The educational philosophy of Strathmore University is based on the following principles:

1) "The University believes that a university must strive to serve society by making its students more human through the provision of quality academic and professional training, as well as human and moral training." Education has always been considered a necessary part of personal development, but today it is also seen as an essential component of progress and development at individual, family and social level.  Strathmore University aims at being part of this personal and social progress and development.
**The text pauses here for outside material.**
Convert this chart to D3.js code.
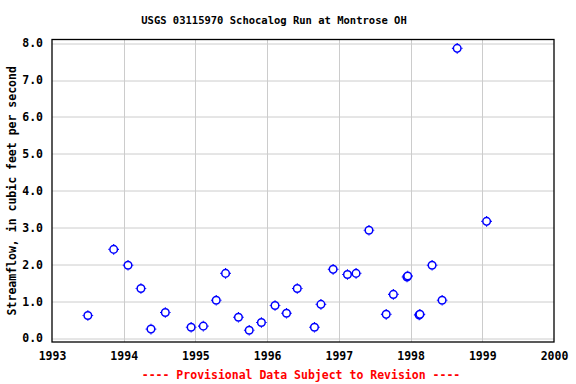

2) "The University firmly believes that a university should provide the best means of improving the moral, social and economic conditions of a person and of a people." Every aspect of education is necessarily rooted in a notion of man, his nature and his end. Directly or indirectly, education always makes reference to human perfection, which is the result of a process requiring human interaction and influence.  Since education is an intentional action carried out upon another person, there will always be a need to consider its purpose. Although the terms 'end' and 'objectives' are used in a variety of ways, the educational end is the intended purpose and synthesis of all the goals of the educational process. Just as it is possible to distinguish in man different aspects and functions without losing sight of his unity, so too the University intends to address a variety of objectives that should all be subordinated to the final aim of education.

3) "The University recognises and upholds that there are two orders of knowledge, faith and reason, and that these orders of knowledge can develop without opposing each other." A complete vision of man requires keeping in mind that he has been gratuitously elevated by God to the supernatural order: this is the Christian perspective which, while keeping and assuming all that contributes to the natural perfection of man, elevates this natural perfection to the order of grace.  The Christian perspective allows to know man's real situation in his totality, composed of matter and spirit, of body and soul, and endowed with powers and faculties; fallen but redeemed by Christ; re-integrated again into the condition of a son of God by grace, but with the consequences of original sin, principally the weakening of the will, the darkening of the intelligence and the disorder of the sensible appetites ('Divini illius Magistri, 34, Pius XI). The end towards which education ought to be directed, directly or indirectly, is a supernatural end and therefore "no complete and perfect education can exist, if education is not Christian" (Pius XI, idem No 5).

4) "The University recognises the fact that development trends of the twenty first century are fully dependent on the status of emerging technologies, and in particular, information and communication technology, and that universities have a role to play in such trends." Technology can assist the educational process by facilitating methods that make education specific, observable and subject to evaluation. At the same time, at its most practical level, technology turns the connection between ends, objectives and techniques more indeterminate.  This means that technology may lead universities into developing techniques at the service of observable objectives, while overlooking the end of education.  A clear understanding of human nature, the end of man, and of the nature and end of education are essential to make proper use of technology and knew knowledge generated through research.

Finally, it should be stressed that although Strathmore has a Christian ethos, this ethos is based on freedom and responsibility, respectful of the freedom of conscience of staff and students. Christianity is not a philosophy or an educational system equivalent to any other; neither it sponsors any fixed methodology.  It is rather a supernatural religion, which also has been and continues to be a source of human progress and development.